To this end, of learning about the culture, both Elena (and Oliver) had some useful skills.  Being Swiss, they spoke three languages -- French, German and Italian.  Indeed, one gets the sense that if Oliver did not speak French, the whole opportunity of driving a truck from French/Arabic speaking Algiers to French/Arabic speaking Mali (presumably for some profit) would not have even come up.  And since many/most people in Algeria speak both French and Arabic, the search for parts to fix the truck was not and out-and-out impossibility.  But here Elena comes to really shine.  Most of those residents from the town who had gone to Europe to work were working in France, Italy or Germany.  Indeed Elena's knowledge of Italian helped her help a wife of one of these workers communicate with one of his bosses in Italy when she got a message that he had gotten hurt in some way.  As a result of her interest/helpfulness, the women in the town come to adopt her.

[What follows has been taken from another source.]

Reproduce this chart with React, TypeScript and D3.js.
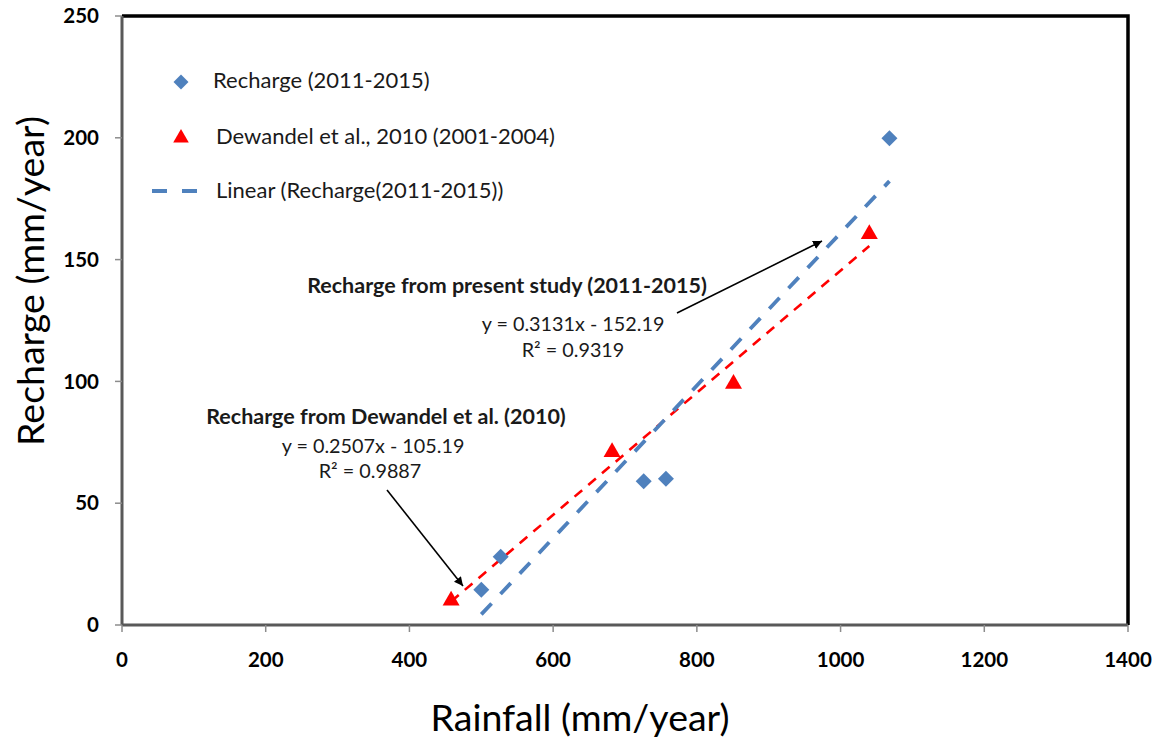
import * as d3 from "d3";
import { useEffect, useRef } from "react";

// Recharge from present study (2011-2015)
const rechargeRain = [500, 527, 726, 757, 1068];
const rechargeVal = [14.5, 28, 59, 60, 199.8];

// Dewandel et al., 2010 (2001-2004)
const dewandelRain = [458, 682, 851, 1040];
const dewandelVal = [10, 71, 99, 160.5];

// fitted trendlines (from the equations printed on the chart)
const blueFit = { slope: 0.3131, intercept: -152.19, from: 500, to: 1068 };
const redFit = { slope: 0.2507, intercept: -105.19, from: 458, to: 1040 };

const xTicks = [0, 200, 400, 600, 800, 1000, 1200, 1400];
const yTicks = [0, 50, 100, 150, 200, 250];

const legendLabels = [
    "Recharge (2011-2015)",
    "Dewandel et al., 2010 (2001-2004)",
    "Linear (Recharge(2011-2015))",
];

const BLUE = "#4F81BD";
const RED = "#FF0000";
const FONT = "Lato, 'Open Sans', sans-serif";

function drawChart(svgElement: SVGSVGElement) {
    const svg = d3.select(svgElement);
    svg.selectAll("*").remove();

    const width = 1165;
    const height = 740;
    const left = 122;
    const right = 1128;
    const top = 16;
    const bottom = 625;

    svg.attr("width", width).attr("height", height);

    const x = d3.scaleLinear().domain([0, 1400]).range([left, right]);
    const y = d3.scaleLinear().domain([0, 250]).range([bottom, top]);

    const defs = svg.append("defs");
    defs.append("marker")
        .attr("id", "arrow")
        .attr("viewBox", "0 0 10 10")
        .attr("refX", 10)
        .attr("refY", 5)
        .attr("markerWidth", 9)
        .attr("markerHeight", 9)
        .attr("markerUnits", "userSpaceOnUse")
        .attr("orient", "auto")
        .append("path")
        .attr("d", "M0,0 L10,5 L0,10 Z")
        .attr("fill", "black");

    // top / right frame
    svg.append("path")
        .attr("d", `M${left},${top} H${right} V${bottom}`)
        .attr("fill", "none")
        .attr("stroke", "black")
        .attr("stroke-width", 3.5);

    // axes
    const xAxis = svg.append("g").attr("transform", `translate(0,${bottom})`);
    xAxis.append("line")
        .attr("x1", left)
        .attr("x2", right)
        .attr("stroke", "#595959")
        .attr("stroke-width", 3);
    xAxis.selectAll(".tick")
        .data(xTicks)
        .join("line")
        .attr("x1", (d) => x(d))
        .attr("x2", (d) => x(d))
        .attr("y1", 0)
        .attr("y2", 7)
        .attr("stroke", "#8c8c8c")
        .attr("stroke-width", 1.5);
    xAxis.selectAll(".label")
        .data(xTicks)
        .join("text")
        .attr("x", (d) => x(d))
        .attr("y", 42)
        .attr("text-anchor", "middle")
        .style("font-family", FONT)
        .style("font-size", "20.5px")
        .style("font-weight", "700")
        .text((d) => d);

    const yAxis = svg.append("g").attr("transform", `translate(${left},0)`);
    yAxis.append("line")
        .attr("y1", top)
        .attr("y2", bottom)
        .attr("stroke", "#595959")
        .attr("stroke-width", 3);
    yAxis.selectAll(".tick")
        .data(yTicks)
        .join("line")
        .attr("y1", (d) => y(d))
        .attr("y2", (d) => y(d))
        .attr("x1", 0)
        .attr("x2", -7)
        .attr("stroke", "#8c8c8c")
        .attr("stroke-width", 1.5);
    yAxis.selectAll(".label")
        .data(yTicks)
        .join("text")
        .attr("x", -23)
        .attr("y", (d) => y(d))
        .attr("dy", "0.35em")
        .attr("text-anchor", "end")
        .style("font-family", FONT)
        .style("font-size", "20.5px")
        .style("font-weight", "700")
        .text((d) => d);

    // axis titles
    svg.append("text")
        .attr("x", 580)
        .attr("y", 731)
        .attr("text-anchor", "middle")
        .style("font-family", FONT)
        .style("font-size", "37.5px")
        .text("Rainfall (mm/year)");
    svg.append("text")
        .attr("transform", `translate(44,${281}) rotate(-90)`)
        .attr("text-anchor", "middle")
        .style("font-family", FONT)
        .style("font-size", "37.5px")
        .text("Recharge (mm/year)");

    // trendlines
    const line = d3
        .line<number>()
        .x((d) => x(d))
        .y((d) => y(d));
    const fitLine = (f: typeof blueFit) =>
        line.y((d) => y(f.slope * d + f.intercept))([f.from, f.to]);

    svg.append("path")
        .attr("d", fitLine(redFit))
        .attr("fill", "none")
        .attr("stroke", RED)
        .attr("stroke-width", 2.6)
        .attr("stroke-dasharray", "10,8");
    svg.append("path")
        .attr("d", fitLine(blueFit))
        .attr("fill", "none")
        .attr("stroke", BLUE)
        .attr("stroke-width", 3.8)
        .attr("stroke-dasharray", "15,13");

    // markers
    const diamond = d3.symbol(d3.symbolSquare, 128);
    const triangle = d3.symbol(d3.symbolTriangle, 125);

    svg.append("g")
        .selectAll("path")
        .data(rechargeRain)
        .join("path")
        .attr("d", diamond)
        .attr(
            "transform",
            (d, i) => `translate(${x(d)},${y(rechargeVal[i])}) rotate(45)`
        )
        .attr("fill", BLUE);

    svg.append("g")
        .selectAll("path")
        .data(dewandelRain)
        .join("path")
        .attr("d", triangle)
        .attr("transform", (d, i) => `translate(${x(d)},${y(dewandelVal[i])})`)
        .attr("fill", RED);

    // legend
    const legend = svg.append("g");
    legend.append("path")
        .attr("d", d3.symbol(d3.symbolSquare, 112)())
        .attr("transform", "translate(181,82) rotate(45)")
        .attr("fill", BLUE);
    legend.append("path")
        .attr("d", d3.symbol(d3.symbolTriangle, 105)())
        .attr("transform", "translate(181,138)")
        .attr("fill", RED);
    legend.append("line")
        .attr("x1", 152)
        .attr("x2", 197)
        .attr("y1", 191)
        .attr("y2", 191)
        .attr("stroke", BLUE)
        .attr("stroke-width", 3.8)
        .attr("stroke-dasharray", "15,15");
    legend.selectAll("text")
        .data(legendLabels)
        .join("text")
        .attr("x", (d, i) => (i === 0 ? 213 : 216))
        .attr("y", (d, i) => [88, 144, 198][i])
        .style("font-family", FONT)
        .style("font-size", "22px")
        .style("fill", "#1a1a1a")
        .text((d) => d);

    // annotations
    const note = (tx: number, ty: number, text: string, bold = false) =>
        svg.append("text")
            .attr("x", tx)
            .attr("y", ty)
            .attr("text-anchor", "middle")
            .style("font-family", FONT)
            .style("font-size", bold ? "21.5px" : "19.8px")
            .style("font-weight", bold ? "700" : "400")
            .style("fill", "#1a1a1a")
            .text(text);

    note(507, 293, "Recharge from present study (2011-2015)", true);
    note(573, 331, "y = 0.3131x - 152.19");
    note(573, 357, "R² = 0.9319");
    note(386, 424, "Recharge from Dewandel et al. (2010)", true);
    note(373, 453, "y = 0.2507x - 105.19");
    note(370, 478, "R² = 0.9887");

    svg.append("line")
        .attr("x1", 677)
        .attr("y1", 313)
        .attr("x2", 822)
        .attr("y2", 241)
        .attr("stroke", "black")
        .attr("stroke-width", 1.6)
        .attr("marker-end", "url(#arrow)");
    svg.append("line")
        .attr("x1", 387)
        .attr("y1", 490)
        .attr("x2", 463)
        .attr("y2", 586)
        .attr("stroke", "black")
        .attr("stroke-width", 1.6)
        .attr("marker-end", "url(#arrow)");
}

export default function App() {
    const chartRef = useRef<SVGSVGElement | null>(null);

    useEffect(() => {
        document.body.style.margin = "0";
        if (chartRef.current) {
            drawChart(chartRef.current);
        }
    }, []);

    return (
        <div style={{ background: "white" }}>
            <svg ref={chartRef} style={{ display: "block" }}></svg>
        </div>
    );
}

And this becomes all the more interesting as a lot of those women who adopted Elena as one of their own wore headscarves (and therefore one would expect them to be rather "conservative").  But this was also taking place in Algeria.  Some of the women _did not_ wear headscarves and presumably ALL/MOST of them had relatives who did not.  Indeed, one of the women that Elena meets had a head-scarfless cousin who was returning/visiting from (as it was presented, almost) "hippie liberal Algiers."  In any case, it's another reminder to us here in the West that the Moslem world is far more diverse/complex than at times we may assume that it is.

Finally, someone like me, a Catholic priest, certainly would notice the "lifestyle arrangement" of the unmarried central couple in the story, Elena and Oliver.  And here I would honestly note that it should not surprise _anyone_ what more or less obviously happens to this couple as the story plays out.  It would seem that they had been together only for "the adventure" of it all (symbolized by their "driving a truck through Africa").  And while things went well, they were happy together.  When "the truck broke down" however ... well ... and why would anybody be surprised?

So theirs was a "lifestyle choice" that wasn't exactly thought-through.  Now we could choose to live life in a manner that is "not thought through" / "not serious" but at some point ... one has to say that kind of "lifestyle choice" becomes rather shallow.   We're called to be more than merely "shallow..."

Still, what a well-done and thought-provoking film regardless!